Cook County's house of abuseSunday, October 01, 2006
Chicago Tribune
Editorial
This time the issue isn't corrupt hiring or illicit contracts at one of Cook County's most vile outposts. No, this time the issue is allegations of violent physical abuse against children--abuse perpetrated by employees of Cook County, in the name of Cook County residents.
Voters in this county tend not to get too excited as Election Day approaches: We have our loyalties--by party, by ethnicity, by familiarity--and that's how we vote. You have to wonder, though, if at some point citizens feel enough shame to install a new administration that won't tolerate abuse at the county's Juvenile Temporary Detention Center. Put short: When will taxpayers demand a housecleaning at a county facility that gave child-beaters power over children?
The Tribune reported Friday that a federal grand jury has demanded photographs, internal reports, complaint forms, witness statements and other documents from the detention center. The grand jury is stepping up its investigation of alleged violence and abuse at the county facility, which houses 400 boys and girls ages 10 to 16.
Don't confuse this criminal probe with an inquiry by another federal grand jury now exploring hiring at the detention center and other Cook County facilities. That's the unfolding scandal that had FBI agents raiding county personnel offices and hauling away evidence on Sept. 20.
At the juvenile center, says Cook County Board member Forrest Claypool, "It sounds as if [the feds] are expanding and ratcheting up their investigation to take into account all of the abuses ... from financial corruption to the beatings and mistreatment of the juvenile detainees."
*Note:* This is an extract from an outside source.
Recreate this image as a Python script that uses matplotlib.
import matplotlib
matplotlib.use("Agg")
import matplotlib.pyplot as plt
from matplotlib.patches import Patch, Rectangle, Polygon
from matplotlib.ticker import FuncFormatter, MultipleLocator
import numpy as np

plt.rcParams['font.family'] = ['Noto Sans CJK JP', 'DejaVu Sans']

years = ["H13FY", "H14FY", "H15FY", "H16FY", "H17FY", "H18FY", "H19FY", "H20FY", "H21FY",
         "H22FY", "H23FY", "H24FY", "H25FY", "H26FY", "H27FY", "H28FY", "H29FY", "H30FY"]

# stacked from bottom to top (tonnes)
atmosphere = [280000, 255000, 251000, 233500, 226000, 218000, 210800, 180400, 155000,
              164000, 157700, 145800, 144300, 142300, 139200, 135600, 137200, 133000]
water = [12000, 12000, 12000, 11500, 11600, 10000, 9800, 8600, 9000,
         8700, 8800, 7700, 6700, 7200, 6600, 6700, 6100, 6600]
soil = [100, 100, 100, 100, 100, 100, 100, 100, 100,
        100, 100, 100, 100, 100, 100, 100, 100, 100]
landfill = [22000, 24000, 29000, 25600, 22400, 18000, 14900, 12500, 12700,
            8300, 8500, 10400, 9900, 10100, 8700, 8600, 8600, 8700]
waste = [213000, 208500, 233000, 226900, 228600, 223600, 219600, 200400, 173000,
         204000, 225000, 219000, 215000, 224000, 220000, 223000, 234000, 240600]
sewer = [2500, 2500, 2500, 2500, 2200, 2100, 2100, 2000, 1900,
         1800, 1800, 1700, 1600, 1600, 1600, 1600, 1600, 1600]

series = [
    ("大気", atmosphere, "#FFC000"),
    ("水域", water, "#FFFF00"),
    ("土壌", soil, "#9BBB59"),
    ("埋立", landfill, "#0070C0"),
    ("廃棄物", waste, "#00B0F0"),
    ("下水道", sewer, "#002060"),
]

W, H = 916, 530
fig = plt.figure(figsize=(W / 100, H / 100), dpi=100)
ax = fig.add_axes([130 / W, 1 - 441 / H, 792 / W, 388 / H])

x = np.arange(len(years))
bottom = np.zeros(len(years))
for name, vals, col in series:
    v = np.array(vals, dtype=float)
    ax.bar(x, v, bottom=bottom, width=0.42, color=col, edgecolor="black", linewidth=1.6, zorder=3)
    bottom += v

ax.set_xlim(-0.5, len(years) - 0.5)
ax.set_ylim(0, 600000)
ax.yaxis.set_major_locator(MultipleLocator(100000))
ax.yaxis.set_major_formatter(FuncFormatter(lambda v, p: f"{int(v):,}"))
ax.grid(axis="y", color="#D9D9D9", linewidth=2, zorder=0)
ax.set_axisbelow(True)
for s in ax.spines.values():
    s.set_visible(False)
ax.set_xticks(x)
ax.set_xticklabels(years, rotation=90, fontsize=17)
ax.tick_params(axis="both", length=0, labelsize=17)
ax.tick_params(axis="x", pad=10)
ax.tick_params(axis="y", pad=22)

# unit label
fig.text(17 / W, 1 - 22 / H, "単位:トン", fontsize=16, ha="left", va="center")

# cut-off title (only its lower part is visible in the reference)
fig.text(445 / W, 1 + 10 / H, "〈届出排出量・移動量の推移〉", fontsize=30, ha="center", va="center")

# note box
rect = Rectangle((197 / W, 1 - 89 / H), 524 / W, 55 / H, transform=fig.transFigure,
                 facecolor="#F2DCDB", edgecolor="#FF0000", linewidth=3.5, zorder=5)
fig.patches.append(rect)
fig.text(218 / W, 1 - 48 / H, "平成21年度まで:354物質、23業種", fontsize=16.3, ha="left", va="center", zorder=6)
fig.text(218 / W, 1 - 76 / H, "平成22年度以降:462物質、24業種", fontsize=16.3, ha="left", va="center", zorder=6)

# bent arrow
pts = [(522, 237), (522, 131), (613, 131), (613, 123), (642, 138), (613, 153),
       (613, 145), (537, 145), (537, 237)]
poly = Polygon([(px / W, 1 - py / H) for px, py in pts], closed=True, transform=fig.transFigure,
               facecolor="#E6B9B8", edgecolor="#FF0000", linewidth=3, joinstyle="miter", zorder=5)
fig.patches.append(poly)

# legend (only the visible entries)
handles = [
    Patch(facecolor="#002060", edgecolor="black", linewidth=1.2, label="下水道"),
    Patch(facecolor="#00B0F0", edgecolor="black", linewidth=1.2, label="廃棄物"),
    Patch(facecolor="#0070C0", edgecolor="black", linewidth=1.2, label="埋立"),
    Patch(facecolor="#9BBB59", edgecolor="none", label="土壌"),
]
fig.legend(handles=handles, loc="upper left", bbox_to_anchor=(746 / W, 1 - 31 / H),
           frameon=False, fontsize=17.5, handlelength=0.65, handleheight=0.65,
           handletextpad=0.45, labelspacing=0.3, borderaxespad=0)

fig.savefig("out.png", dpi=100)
Good. U.S. District Judge John Nordberg has moved at maddeningly slow speed to force improvements at the juvenile center through a consent decree. Yet, earlier this year, even Nordberg chastised county officials for their failure to address reports of violence against the children.
If county officials feel free to flout civil constraints, maybe criminal charges would get their attention. Our hope is that grand jurors look beyond the juvenile center itself to the blindered county administrators who for years let child abuse fester on the taxpayers' dime.
Given the recent public corruption convictions in state government and at Chicago's City Hall, you'd think a do-the-right-thing panic would be sweeping through county government. The place teems with witnesses to serial crimes.
But talk to enough county insiders and you instead find a serene sense that this too shall pass. Most voters won't bother to show up for the Nov. 7 election, the thinking goes. And after that non-event, Brigadoon cozies back to sleep.
Maybe so. Or maybe enough people will finally decide they no longer want to be complicit partners in mistreating vulnerable kids.